→ **EXERCISE AIM**:
Return the listing below exactly, with the pictures dropped.

→ **GIVEN MATERIAL**:
— Begin —

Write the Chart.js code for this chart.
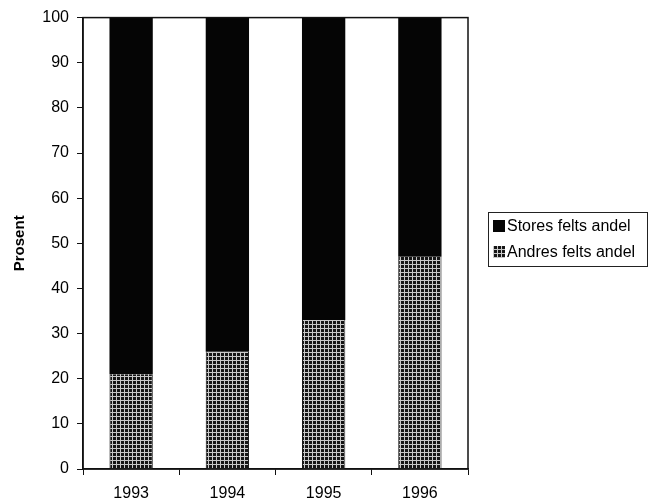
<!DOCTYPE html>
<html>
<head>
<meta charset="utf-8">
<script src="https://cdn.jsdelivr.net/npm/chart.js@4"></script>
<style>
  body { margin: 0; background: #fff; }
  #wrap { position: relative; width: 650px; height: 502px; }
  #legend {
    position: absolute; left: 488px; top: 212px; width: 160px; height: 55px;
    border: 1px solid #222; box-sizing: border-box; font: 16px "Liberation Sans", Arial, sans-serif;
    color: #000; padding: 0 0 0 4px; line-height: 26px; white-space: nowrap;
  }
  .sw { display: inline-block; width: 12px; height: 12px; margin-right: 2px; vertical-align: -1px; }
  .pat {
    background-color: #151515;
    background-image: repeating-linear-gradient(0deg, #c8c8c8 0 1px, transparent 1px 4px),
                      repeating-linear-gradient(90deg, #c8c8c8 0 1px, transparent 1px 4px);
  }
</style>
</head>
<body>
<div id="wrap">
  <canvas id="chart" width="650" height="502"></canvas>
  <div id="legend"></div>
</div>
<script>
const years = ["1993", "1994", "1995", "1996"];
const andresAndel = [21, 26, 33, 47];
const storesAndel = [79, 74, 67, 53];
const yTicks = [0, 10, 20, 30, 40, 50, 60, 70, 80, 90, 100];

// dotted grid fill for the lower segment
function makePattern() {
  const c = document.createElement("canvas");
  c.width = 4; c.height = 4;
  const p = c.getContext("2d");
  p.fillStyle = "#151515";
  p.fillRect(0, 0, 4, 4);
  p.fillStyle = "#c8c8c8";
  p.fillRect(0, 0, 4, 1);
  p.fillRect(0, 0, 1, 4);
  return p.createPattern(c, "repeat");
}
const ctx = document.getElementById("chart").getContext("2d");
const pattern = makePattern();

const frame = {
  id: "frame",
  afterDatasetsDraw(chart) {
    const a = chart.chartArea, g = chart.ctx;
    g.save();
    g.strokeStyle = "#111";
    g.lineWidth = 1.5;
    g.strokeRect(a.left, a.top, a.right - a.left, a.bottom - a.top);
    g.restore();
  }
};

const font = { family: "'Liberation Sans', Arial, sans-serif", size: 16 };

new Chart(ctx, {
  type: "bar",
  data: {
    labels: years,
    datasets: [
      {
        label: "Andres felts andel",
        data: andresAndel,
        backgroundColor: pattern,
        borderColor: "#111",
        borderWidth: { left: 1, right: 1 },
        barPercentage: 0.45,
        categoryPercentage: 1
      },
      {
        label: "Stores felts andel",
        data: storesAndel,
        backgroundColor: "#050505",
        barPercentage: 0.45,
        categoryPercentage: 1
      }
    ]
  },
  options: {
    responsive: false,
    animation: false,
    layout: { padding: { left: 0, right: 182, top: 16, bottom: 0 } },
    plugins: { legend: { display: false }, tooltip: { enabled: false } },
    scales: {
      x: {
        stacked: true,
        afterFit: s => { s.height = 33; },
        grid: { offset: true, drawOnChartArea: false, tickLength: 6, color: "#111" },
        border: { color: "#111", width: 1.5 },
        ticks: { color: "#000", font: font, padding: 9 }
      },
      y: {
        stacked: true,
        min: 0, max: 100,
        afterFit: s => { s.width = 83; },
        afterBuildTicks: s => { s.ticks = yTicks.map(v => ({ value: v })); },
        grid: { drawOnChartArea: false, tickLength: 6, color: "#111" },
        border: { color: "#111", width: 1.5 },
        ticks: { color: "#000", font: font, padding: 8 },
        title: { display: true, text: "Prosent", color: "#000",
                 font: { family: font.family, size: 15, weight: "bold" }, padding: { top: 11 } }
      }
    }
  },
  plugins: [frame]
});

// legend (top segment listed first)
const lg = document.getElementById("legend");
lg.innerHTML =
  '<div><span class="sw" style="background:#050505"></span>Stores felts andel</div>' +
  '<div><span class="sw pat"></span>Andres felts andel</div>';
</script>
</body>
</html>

— End —

→ **SOLUTION TO THIS TASK**:
Write the Chart.js code for this chart.
<!DOCTYPE html>
<html>
<head>
<meta charset="utf-8">
<script src="https://cdn.jsdelivr.net/npm/chart.js@4"></script>
<style>
  body { margin: 0; background: #fff; }
  #wrap { position: relative; width: 650px; height: 502px; }
  #legend {
    position: absolute; left: 488px; top: 212px; width: 160px; height: 55px;
    border: 1px solid #222; box-sizing: border-box; font: 16px "Liberation Sans", Arial, sans-serif;
    color: #000; padding: 0 0 0 4px; line-height: 26px; white-space: nowrap;
  }
  .sw { display: inline-block; width: 12px; height: 12px; margin-right: 2px; vertical-align: -1px; }
  .pat {
    background-color: #151515;
    background-image: repeating-linear-gradient(0deg, #c8c8c8 0 1px, transparent 1px 4px),
                      repeating-linear-gradient(90deg, #c8c8c8 0 1px, transparent 1px 4px);
  }
</style>
</head>
<body>
<div id="wrap">
  <canvas id="chart" width="650" height="502"></canvas>
  <div id="legend"></div>
</div>
<script>
const years = ["1993", "1994", "1995", "1996"];
const andresAndel = [21, 26, 33, 47];
const storesAndel = [79, 74, 67, 53];
const yTicks = [0, 10, 20, 30, 40, 50, 60, 70, 80, 90, 100];

// dotted grid fill for the lower segment
function makePattern() {
  const c = document.createElement("canvas");
  c.width = 4; c.height = 4;
  const p = c.getContext("2d");
  p.fillStyle = "#151515";
  p.fillRect(0, 0, 4, 4);
  p.fillStyle = "#c8c8c8";
  p.fillRect(0, 0, 4, 1);
  p.fillRect(0, 0, 1, 4);
  return p.createPattern(c, "repeat");
}
const ctx = document.getElementById("chart").getContext("2d");
const pattern = makePattern();

const frame = {
  id: "frame",
  afterDatasetsDraw(chart) {
    const a = chart.chartArea, g = chart.ctx;
    g.save();
    g.strokeStyle = "#111";
    g.lineWidth = 1.5;
    g.strokeRect(a.left, a.top, a.right - a.left, a.bottom - a.top);
    g.restore();
  }
};

const font = { family: "'Liberation Sans', Arial, sans-serif", size: 16 };

new Chart(ctx, {
  type: "bar",
  data: {
    labels: years,
    datasets: [
      {
        label: "Andres felts andel",
        data: andresAndel,
        backgroundColor: pattern,
        borderColor: "#111",
        borderWidth: { left: 1, right: 1 },
        barPercentage: 0.45,
        categoryPercentage: 1
      },
      {
        label: "Stores felts andel",
        data: storesAndel,
        backgroundColor: "#050505",
        barPercentage: 0.45,
        categoryPercentage: 1
      }
    ]
  },
  options: {
    responsive: false,
    animation: false,
    layout: { padding: { left: 0, right: 182, top: 16, bottom: 0 } },
    plugins: { legend: { display: false }, tooltip: { enabled: false } },
    scales: {
      x: {
        stacked: true,
        afterFit: s => { s.height = 33; },
        grid: { offset: true, drawOnChartArea: false, tickLength: 6, color: "#111" },
        border: { color: "#111", width: 1.5 },
        ticks: { color: "#000", font: font, padding: 9 }
      },
      y: {
        stacked: true,
        min: 0, max: 100,
        afterFit: s => { s.width = 83; },
        afterBuildTicks: s => { s.ticks = yTicks.map(v => ({ value: v })); },
        grid: { drawOnChartArea: false, tickLength: 6, color: "#111" },
        border: { color: "#111", width: 1.5 },
        ticks: { color: "#000", font: font, padding: 8 },
        title: { display: true, text: "Prosent", color: "#000",
                 font: { family: font.family, size: 15, weight: "bold" }, padding: { top: 11 } }
      }
    }
  },
  plugins: [frame]
});

// legend (top segment listed first)
const lg = document.getElementById("legend");
lg.innerHTML =
  '<div><span class="sw" style="background:#050505"></span>Stores felts andel</div>' +
  '<div><span class="sw pat"></span>Andres felts andel</div>';
</script>
</body>
</html>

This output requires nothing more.